Skip all pictures. Write out the data below from its first line through the line that contains "ax.set_xticklabels(DATES)".

Rows from a dataset of charts and code:
<<<<

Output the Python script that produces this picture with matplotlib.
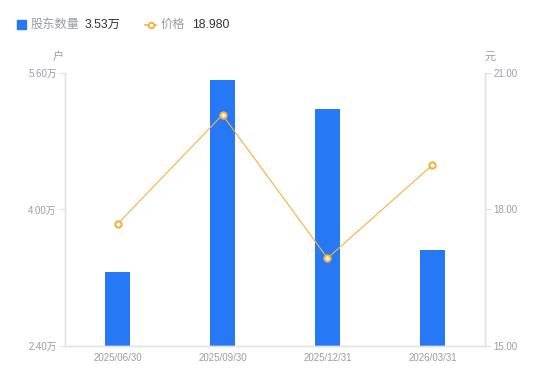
# Shareholder count (bars) and price (line) by reporting date
import matplotlib.pyplot as plt
import numpy as np

plt.rcParams['font.family'] = ['Liberation Sans', 'Noto Sans CJK SC', 'DejaVu Sans']

DATES = ["2025/06/30", "2025/09/30", "2025/12/31", "2026/03/31"]
HOLDERS = [3.27, 5.52, 5.18, 3.53]   # 万户
PRICE = [17.68, 20.08, 16.93, 18.98]  # 元

BAR_COLOR = "#2678F5"
LINE_COLOR = "#F5B13D"
TEXT_GRAY = "#9A9CA8"
AXIS_GRAY = "#E2E3E8"


def main():
    fig = plt.figure(figsize=(5.5, 3.81), dpi=100)
    ax = fig.add_axes([0.1182, 0.0919, 0.7636, 0.7165])
    ax2 = ax.twinx()

    x = np.arange(len(DATES))
    ax.bar(x, HOLDERS, width=0.24, color=BAR_COLOR, zorder=2)
    ax.set_xlim(-0.5, len(DATES) - 0.5)
    ax.set_ylim(2.40, 5.60)
    ax.set_yticks([2.40, 4.00, 5.60])
    ax.set_yticklabels([f"{v:.2f}万" for v in [2.40, 4.00, 5.60]])
    ax.set_xticks(x)
    ax.set_xticklabels(DATES)

    ax2.plot(x, PRICE, color=LINE_COLOR, lw=0.8, marker="o", ms=4.5,
             mfc="white", mec=LINE_COLOR, mew=1.5, zorder=3)
    ax2.set_ylim(15.0, 21.0)
    ax2.set_yticks([15.0, 18.0, 21.0])
    ax2.set_yticklabels([f"{v:.2f}" for v in [15.0, 18.0, 21.0]])

    for a in (ax, ax2):
        a.spines["top"].set_visible(False)
        for s in ("left", "right", "bottom"):
            a.spines[s].set_color(AXIS_GRAY)
            a.spines[s].set_linewidth(1.0)
        a.tick_params(axis="y", colors=AXIS_GRAY, labelcolor=TEXT_GRAY,
                      labelsize=7, length=4, width=0.8, pad=2)
        a.tick_params(axis="x", length=0, labelcolor=TEXT_GRAY,
                      labelsize=7, pad=5)

    fig.text(58 / 550, 1 - 57 / 381, "户", color=TEXT_GRAY, fontsize=8,
             ha="center", va="center")
    fig.text(490 / 550, 1 - 57 / 381, "元", color=TEXT_GRAY, fontsize=8,
             ha="center", va="center")

    # legend row
    ly = 1 - 24.5 / 381
    fig.patches.append(plt.Rectangle((17 / 550, ly - 4.5 / 381), 9 / 550, 9 / 381,
                                     transform=fig.transFigure, color=BAR_COLOR))
    fig.text(31 / 550, ly, "股东数量", color=TEXT_GRAY, fontsize=8.8, va="center")
    fig.text(85 / 550, ly, "3.53万", color="#333333", fontsize=8.8, va="center")
    fig.lines.append(plt.Line2D([145 / 550, 156 / 550], [ly, ly], transform=fig.transFigure,
                                color=LINE_COLOR, lw=1.2))
    fig.lines.append(plt.Line2D([150.5 / 550], [ly], transform=fig.transFigure,
                                marker="o", ms=4, mfc="white", mec=LINE_COLOR, mew=1.4))
    fig.text(161 / 550, ly, "价格", color=TEXT_GRAY, fontsize=8.8, va="center")
    fig.text(192 / 550, ly, "18.980", color="#333333", fontsize=8.8, va="center")

    fig.savefig("out.png", dpi=100)


if __name__ == "__main__":
    main()
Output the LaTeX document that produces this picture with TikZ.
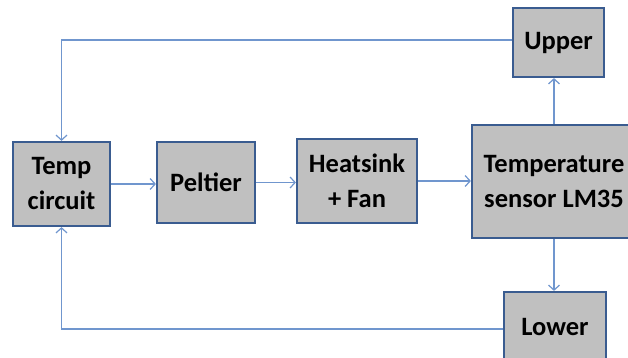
\documentclass[tikz,border=0pt]{standalone}
\usepackage{fontspec}
\setmainfont{Carlito}
\usetikzlibrary{arrows.meta}
\definecolor{boxedge}{RGB}{58,92,144}
\definecolor{boxfill}{RGB}{192,192,192}
\definecolor{linkblue}{RGB}{112,150,206}
\begin{document}
\begin{tikzpicture}[x=1pt,y=-1pt,
  block/.style={draw=boxedge, fill=boxfill, line width=2.2pt, inner sep=0pt,
    font=\bfseries\fontsize{26.5}{35}\selectfont, align=center},
  link/.style={draw=linkblue, line width=1.2pt,
    -{Straight Barb[length=5pt,width=11pt,line width=1.2pt]}}]
\useasboundingbox (0,0) rectangle (628,358);
\begin{scope}
\clip (0,0) rectangle (628,358);
\node[block, minimum width=97pt, minimum height=84pt] (tc) at (61.5,184) {Temp\\circuit};
\node[block, minimum width=98pt, minimum height=81pt] (pel) at (206,182.5) {Peltier};
\node[block, minimum width=120pt, minimum height=84pt] (hs) at (357,181) {Heatsink\\+ Fan};
\node[block, minimum width=164pt, minimum height=113pt] (sen) at (554,181.5) {Temperature\\sensor LM35};
\node[block, minimum width=91pt, minimum height=69pt] (up) at (558.5,42.5) {Upper};
\node[block, minimum width=102pt, minimum height=70pt] (low) at (555,327) {Lower};
\end{scope}
\draw[link] (tc.east) -- (tc.east -| pel.west);
\draw[link] (pel.east) -- (pel.east -| hs.west);
\draw[link] (hs.east) -- (hs.east -| sen.west);
\draw[link] (sen.north) -- (sen.north |- up.south);
\draw[link] (sen.south) -- (sen.south |- low.north);
\draw[link] ([yshift=2.5pt]up.west) -| (tc.north);
\draw[link] ([yshift=-2pt]low.west) -| (tc.south);
\end{tikzpicture}
\end{document}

>>>>

Complete output:
Output the Python script that produces this picture with matplotlib.
# Shareholder count (bars) and price (line) by reporting date
import matplotlib.pyplot as plt
import numpy as np

plt.rcParams['font.family'] = ['Liberation Sans', 'Noto Sans CJK SC', 'DejaVu Sans']

DATES = ["2025/06/30", "2025/09/30", "2025/12/31", "2026/03/31"]
HOLDERS = [3.27, 5.52, 5.18, 3.53]   # 万户
PRICE = [17.68, 20.08, 16.93, 18.98]  # 元

BAR_COLOR = "#2678F5"
LINE_COLOR = "#F5B13D"
TEXT_GRAY = "#9A9CA8"
AXIS_GRAY = "#E2E3E8"


def main():
    fig = plt.figure(figsize=(5.5, 3.81), dpi=100)
    ax = fig.add_axes([0.1182, 0.0919, 0.7636, 0.7165])
    ax2 = ax.twinx()

    x = np.arange(len(DATES))
    ax.bar(x, HOLDERS, width=0.24, color=BAR_COLOR, zorder=2)
    ax.set_xlim(-0.5, len(DATES) - 0.5)
    ax.set_ylim(2.40, 5.60)
    ax.set_yticks([2.40, 4.00, 5.60])
    ax.set_yticklabels([f"{v:.2f}万" for v in [2.40, 4.00, 5.60]])
    ax.set_xticks(x)
    ax.set_xticklabels(DATES)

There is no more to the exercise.